Titanium dioxide is well known for use as a pigment and white opacifying agent. For example, titanium dioxide pigments are used in connection with coating formulations including paint and ink formulations, paper compositions, polymer compositions and other products. Titanium dioxide pigments are typically produced in powder form by either the sulfate process or the chloride process.
In the sulfate process for producing titanium dioxide, a titanium slag ore is dissolved in sulfuric acid to form titanyl sulfate. The titanyl sulfate is then hydrolyzed to form hydrous titanium dioxide. The hydrated titanium dioxide is heated in a calciner to grow titanium dioxide crystals to pigmentary dimensions.
In the chloride process for producing titanium dioxide, a dry titanium dioxide ore is fed into a chlorinator together with coke and chlorine to produce a gaseous titanium halide such as titanium tetrachloride. The produced titanium halide is purified and oxidized in a specially designed reactor at a high temperature to produce titanium dioxide particles having a desired particle size. Aluminum chloride is typically added to the titanium halide in the oxidation reactor to facilitate rutile formation and control particle size. The titanium dioxide and gaseous reaction products are then cooled and the titanium dioxide particles are recovered.
Whether produced by the sulfate process or the chloride process, the produced titanium dioxide particles are typically coated with one or more hydrous metal oxide inorganic materials to modify the properties and characteristics of the pigment for particular applications. For example, the pigment particles are often coated with compounds that improve the opacity, light stability and durability of the pigment. Examples of hydrous metal oxide inorganic materials used to coat titanium dioxide pigments are alumina and silica.
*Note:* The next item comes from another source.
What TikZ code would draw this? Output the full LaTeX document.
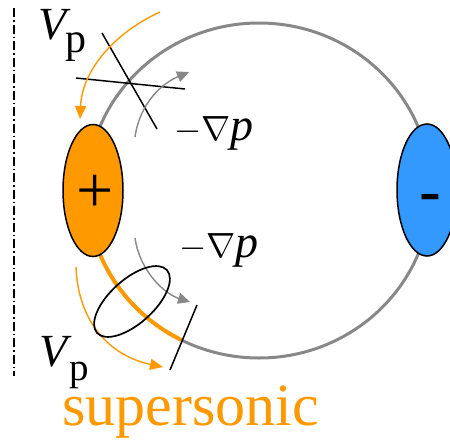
\documentclass[tikz,border=0pt]{standalone}
\usepackage{graphicx}
\usepackage{fontspec}
\setmainfont{Liberation Serif}
\newfontfamily\signfont{Liberation Sans}
\usetikzlibrary{arrows.meta,shapes.geometric}
\definecolor{orng}{RGB}{255,153,0}
\definecolor{blu}{RGB}{51,153,255}
\definecolor{gry}{RGB}{136,136,136}
\tikzset{
  ring/.style={draw=gry,line width=3pt},
  grayarrow/.style={draw=gry,line width=1.4pt,-{Triangle[length=12pt,width=11pt]}},
  orangearrow/.style={draw=orng,line width=1.4pt,-{Triangle[length=13pt,width=11pt]}},
  thinline/.style={draw=black,line width=1.5pt},
  lbl/.style={inner sep=0pt,anchor=base west},
}
\newcommand{\gradlbl}{{\normalsize\scalebox{3.5}{$-\nabla$}}{\fontsize{46}{46}\selectfont\textit{p}}}
\begin{document}
\begin{tikzpicture}[x=1pt,y=-1pt]
\useasboundingbox (0,0) rectangle (450,442);
% axis
\draw[line width=1.2pt,dash pattern=on 9pt off 3pt on 1.5pt off 3pt] (14,8) -- (14,376);
% ring
\coordinate (c) at (259,190.5);
\draw[ring] (c) ellipse [x radius=172,y radius=167.5];
\draw[draw=orng,line width=4pt] (c) ++(157:172 and 167.5) arc[start angle=157,end angle=117,x radius=172,y radius=167.5];
% electrodes
\node[draw=black,line width=1.5pt,fill=orng,ellipse,minimum width=60pt,minimum height=132pt,inner sep=0pt] (plus) at (93,190.5) {};
\node[draw=black,line width=1.5pt,fill=blu,ellipse,minimum width=60pt,minimum height=132pt,inner sep=0pt] (minus) at (427,190) {};
\node[inner sep=0pt,anchor=base,font=\fontsize{66}{66}\selectfont] (plussign) at (95.5,212.5) {+};
\node[inner sep=0pt,anchor=base,xscale=1.5,font=\signfont\bfseries\fontsize{44}{44}\selectfont] (minussign) at (430,208.5) {-};
% top crossing lines
\coordinate (a1) at (102,33); \coordinate (a2) at (157,129);
\coordinate (b1) at (76,78); \coordinate (b2) at (185,89);
\draw[thinline] (a1) -- (a2);
\draw[thinline] (b1) -- (b2);
% top arrows
\coordinate (o1s) at (160,12); \coordinate (o1e) at (80,119);
\draw[orangearrow] (o1s) .. controls (112,34) and (82,72) .. (o1e);
\coordinate (g1s) at (135,137); \coordinate (g1e) at (189,72);
\draw[grayarrow] (g1s) .. controls (140,102) and (163,83) .. (g1e);
% bottom arrows
\coordinate (g2s) at (135,238); \coordinate (g2e) at (190,302);
\draw[grayarrow] (g2s) .. controls (140,272) and (165,294) .. (g2e);
\coordinate (o2s) at (76,267); \coordinate (o2e) at (163,367);
\draw[orangearrow] (o2s) .. controls (78,322) and (110,356) .. (o2e);
% tilted ellipse and line
\draw[line width=1.7pt,rotate around={42:(132,301.5)}] (132,301.5) ellipse [x radius=47,y radius=22];
\coordinate (l1) at (170,370); \coordinate (l2) at (197,305);
\draw[thinline] (l1) -- (l2);
% labels
\node[lbl,font=\fontsize{46}{46}\selectfont] (v1) at (38,39) {\textit{V}};
\node[lbl,font=\fontsize{42}{42}\selectfont] (p1) at (65,52) {p};
\node[lbl,font=\fontsize{46}{46}\selectfont] (v2) at (39,366) {\textit{V}};
\node[lbl,font=\fontsize{39}{39}\selectfont] (p2) at (69,380) {p};
\node[lbl] (g1) at (174,140) {\gradlbl};
\node[lbl] (g2) at (179,257) {\gradlbl};
\node[lbl,text=orng,font=\fontsize{60}{60}\selectfont] (ss) at (62,425) {supersonic};
\end{tikzpicture}
\end{document}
A primary property that a titanium dioxide pigment contributes to paint, paper, plastic and other products is hiding power. The hiding power of a titanium dioxide pigment is based on the ability of the pigment to scatter light in the base product (for example, a paint formulation) to which it is added. The ability of a titanium dioxide pigment to scatter light in the base product to which it is added (the “light scattering efficiency”) depends on various factors, including the particle size of the pigment and the difference in refractive index of the pigment particles and their surroundings. A large difference in the refractive index of the pigment particles and the base product results in high scattering efficiency. The light scattering efficiency of the pigment further depends, for example, on the proximity of the pigment particles to one another. These factors have been addressed in various ways with varying degrees of success.
A problem associated with the use of titanium dioxide in aqueous based coating formulations such as paint and ink formulations is the tendency of the titanium dioxide particles to agglomerate in the coating formulations. Agglomeration of the titanium dioxide particles in an aqueous based coating formulation can adversely impact desirable properties of the pigment including the opacity, brightness, tint strength and other optical properties of the pigment.
For example, problematic pigment agglomeration in aqueous based coating formulations often occurs while the paint film dries after the paint film has been applied to a substrate (for example, a wall). Sometimes referred to as optical crowding, this phenomenon can decrease the light scattering efficiency of the pigment particles. Consequently, the tint strength of the pigment can be diminished.
Agglomeration of pigment particles in an aqueous media is increased when the pigment is utilized in a coating formulation at a relatively high pigment volume concentration. When the volume concentration of the pigment in the coating formulation increases to a certain level, the light scattering efficiency of the pigment can substantially decrease. At high volume concentrations, the pigment particles are closer to one another, resulting in an overlap of the respective light scattering cross-sections of the particles. As a result, the light scattering efficiency of the dispersed pigment is decreased. Additionally, the optical crowding effect can also decrease the light stability, brightness and opacity of the pigment.
Various techniques have been used to diminish optical crowding and address the other problems noted above. For example, fillers and extenders such as clay, calcium carbonate, alumina and silica have been added to aqueous based coating formulations to space adjacent pigment particles apart from one another. Hollow sphere, opaque polymers have been added to aqueous based coating formulations to create air voids in the formulations that function to space the pigment particles apart. Also, pigment particles have been coated with certain inorganic compounds that modify the surface properties of the particles to discourage the particles from agglomerating. Although such techniques have been utilized with varying degrees of success, room for improvement remains.